E faz pôr tudo em causa?

Não. Fez-me olhar par as coisas de maneira diferente, perceber que tudo é um suspiro, efémero, que acontece muito rapidamente. Mas o que fica, e se vivermos a vida a pensar que hoje estamos bem mas amanhã podemos estar mal, vamo-nos preparando para o que eventualmente possa acontecer. Não sou pessimista. Sou muito otimista. Mas preparado para o pior. Se calhar, por isso, o universo vai-me dando coisas boas. Sou uma pessoa com muita sorte. Já passei os meus maus momentos, passei mesmo, mas principalmente do ponto de vista profissional tenho sido uma pessoa com muita sorte, mas cada um de nós tem um propósito. O meu pai dizia que eu nasci para inspirar os outros e fazer os outros felizes.
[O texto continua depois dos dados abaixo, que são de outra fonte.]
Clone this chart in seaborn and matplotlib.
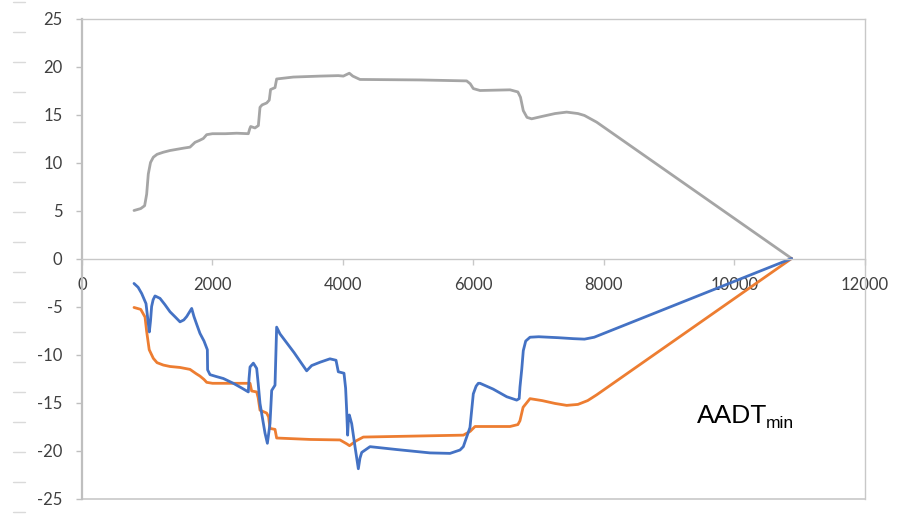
import matplotlib
matplotlib.use("Agg")
import matplotlib.pyplot as plt
from matplotlib.lines import Line2D
import seaborn as sns

# Upper envelope (grey)
gray_x = [797, 900, 960, 991, 1016, 1050, 1093, 1150, 1246, 1350, 1476, 1560, 1655,
          1732, 1800, 1859, 1911, 2000, 2200, 2371, 2549, 2570, 2585, 2651, 2703,
          2728, 2760, 2830, 2870, 2890, 2958, 2983, 3238, 3647, 3928, 4005, 4097,
          4150, 4260, 5180, 5895, 5950, 5997, 6100, 6560, 6680, 6720, 6763, 6820,
          6891, 7050, 7250, 7428, 7600, 7700, 7888, 10876]
gray_y = [5.0, 5.2, 5.5, 6.7, 8.8, 10.0, 10.55, 10.85, 11.07, 11.25, 11.4, 11.5, 11.6,
          12.1, 12.3, 12.5, 12.9, 13.0, 13.0, 13.05, 13.0, 13.5, 13.75, 13.6, 13.85,
          15.75, 16.0, 16.2, 16.5, 17.6, 17.8, 18.7, 18.9, 19.0, 19.05, 19.0, 19.3,
          19.0, 18.65, 18.6, 18.5, 18.2, 17.7, 17.5, 17.57, 17.35, 16.8, 15.4, 14.7,
          14.55, 14.8, 15.1, 15.25, 15.1, 14.9, 14.2, 0.0]

# Lower envelope (orange)
orange_x = [797, 900, 966, 991, 1030, 1093, 1150, 1246, 1350, 1502, 1655, 1750, 1808,
            1870, 1911, 2000, 2300, 2575, 2600, 2677, 2700, 2728, 2830, 2860, 2881,
            2958, 2983, 3500, 3954, 4056, 4100, 4200, 4311, 5844, 5950, 6023, 6560,
            6680, 6712, 6760, 6866, 7050, 7250, 7428, 7600, 7750, 7888, 10876]
orange_y = [-5.1, -5.3, -6.1, -7.6, -9.5, -10.4, -10.85, -11.1, -11.25, -11.35, -11.55,
            -12.0, -12.25, -12.6, -12.9, -13.0, -13.0, -13.0, -13.8, -13.9, -14.5,
            -15.8, -16.1, -16.5, -17.7, -17.8, -18.7, -18.85, -18.9, -19.3, -19.5,
            -19.0, -18.6, -18.4, -18.0, -17.5, -17.5, -17.3, -16.9, -15.5, -14.6,
            -14.8, -15.1, -15.3, -15.2, -14.8, -14.2, 0.0]

# Measured response (blue)
blue_x = [797, 860, 915, 981, 1016, 1032, 1050, 1067, 1090, 1119, 1195, 1270, 1349,
          1430, 1502, 1560, 1604, 1681, 1716, 1760, 1808, 1870, 1921, 1925, 1962,
          2060, 2166, 2319, 2450, 2549, 2560, 2575, 2626, 2677, 2700, 2728, 2770,
          2805, 2841, 2881, 2907, 2958, 2983, 3034, 3250, 3443, 3520, 3650, 3800,
          3893, 3928, 4015, 4040, 4056, 4071, 4085, 4097, 4133, 4184, 4235, 4260,
          4287, 4414, 4823, 5333, 5640, 5793, 5844, 5946, 5997, 6040, 6074, 6100,
          6300, 6509, 6662, 6700, 6712, 6740, 6763, 6800, 6866, 7000, 7300, 7530,
          7700, 7850, 10876]
blue_y = [-2.6, -3.0, -3.65, -4.7, -6.75, -7.65, -6.5, -5.0, -4.3, -3.9, -4.15, -4.8,
          -5.55, -6.1, -6.6, -6.4, -6.05, -5.2, -6.05, -6.9, -7.8, -8.6, -9.5, -11.6,
          -12.1, -12.3, -12.5, -13.0, -13.5, -13.9, -12.5, -11.3, -10.9, -11.45,
          -13.0, -15.1, -16.8, -18.2, -19.25, -17.2, -13.75, -13.2, -7.15, -7.85,
          -9.8, -11.7, -11.15, -10.8, -10.45, -10.6, -11.8, -11.95, -13.5, -15.8,
          -18.4, -16.5, -16.3, -17.2, -19.6, -21.9, -20.8, -20.2, -19.6, -19.9,
          -20.25, -20.3, -19.95, -19.6, -17.6, -14.1, -13.3, -13.0, -13.0, -13.6,
          -14.4, -14.75, -14.6, -13.4, -11.5, -9.6, -8.6, -8.2, -8.15, -8.25, -8.35,
          -8.4, -8.2, 0.0]

x_ticks = [0, 2000, 4000, 6000, 8000, 10000, 12000]
y_ticks = [-25, -20, -15, -10, -5, 0, 5, 10, 15, 20, 25]

sns.set_style("white")
plt.rcParams["font.family"] = ["Lato", "DejaVu Sans"]

fig = plt.figure(figsize=(9.03, 5.19), dpi=100)
ax = fig.add_axes([82 / 903, 1 - 498.5 / 519, 783 / 903, 480 / 519])

line_kw = dict(estimator=None, sort=False, linewidth=2.0, ax=ax, legend=False,
               solid_joinstyle="round", solid_capstyle="round")
sns.lineplot(x=gray_x, y=gray_y, color="#A5A5A5", **line_kw)
sns.lineplot(x=orange_x, y=orange_y, color="#ED7D31", **line_kw)
sns.lineplot(x=blue_x, y=blue_y, color="#4472C4", **line_kw)

ax.set_xlim(0, 12000)
ax.set_ylim(-25, 25)
ax.set_xticks(x_ticks)
ax.set_yticks(y_ticks)
ax.set_xticklabels([str(v) for v in x_ticks])
ax.set_yticklabels([str(v) for v in y_ticks])

axis_col = "#BFBFBF"
# horizontal axis crosses at zero
ax.spines["bottom"].set_position(("data", 0))
ax.spines["bottom"].set_color("#C8C8C8")
ax.spines["bottom"].set_linewidth(1.0)
ax.spines["left"].set_color(axis_col)
ax.spines["left"].set_linewidth(1.6)
for side in ("top", "right"):
    ax.spines[side].set_visible(True)
    ax.spines[side].set_color("#C8C8C8")
    ax.spines[side].set_linewidth(1.0)
ax.axhline(-25, color="#C8C8C8", linewidth=1.2, clip_on=False, zorder=0)

ax.tick_params(axis="x", direction="out", length=4, width=1.0, color="#C8C8C8",
               pad=9, labelsize=12, labelcolor="#404040", bottom=True)
ax.tick_params(axis="y", direction="out", length=4, width=1.0, color=axis_col,
               pad=10, labelsize=12, labelcolor="#404040", left=True)
ax.set_xlabel("")
ax.set_ylabel("")

label = ax.text(9425, -17.1, "AADT", fontsize=19, color="black",
                family=["Liberation Sans"], ha="left", va="baseline")
ax.annotate("min", xy=(1, 0), xycoords=label, xytext=(-1, 0),
            textcoords="offset points", fontsize=12.5, color="black",
            family=["Liberation Sans"], ha="left", va="baseline")

# faint ruling marks along the left margin
for k in range(18):
    yy = 1 - (2 + 30 * k) / 519
    fig.add_artist(Line2D([13 / 903, 25 / 903], [yy, yy], color="#DADADA",
                          linewidth=1.0))

fig.savefig("out.png", dpi=100)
E é isso que faz diariamente?

É exatamente isso que faço. Posso não ter encontrado ainda a melhor forma de o fazer. Se calhar, daqui a dois anos posso dizer-lhe que afinal a apresentação não é a forma ideal para eu realizar o meu propósito. Ou se calhar a música, a comédia, a apresentação são formas de fazer os outros um bocadinho felizes, de passar mensagens significativas e inspiradoras. É isso que falta neste país, neste mundo. Pessoas que se sintam inspiradas, motivadas. Levamos tanta porrada neste país, seja no que for, que às vezes sente-se que se trabalha e aquilo que guardamos para nós é tão pouco. Vive-se para trabalhar, para pagar os impostos, para pagar a comida e esquecemo-nos de viver e de viver aquilo que nos faz felizes.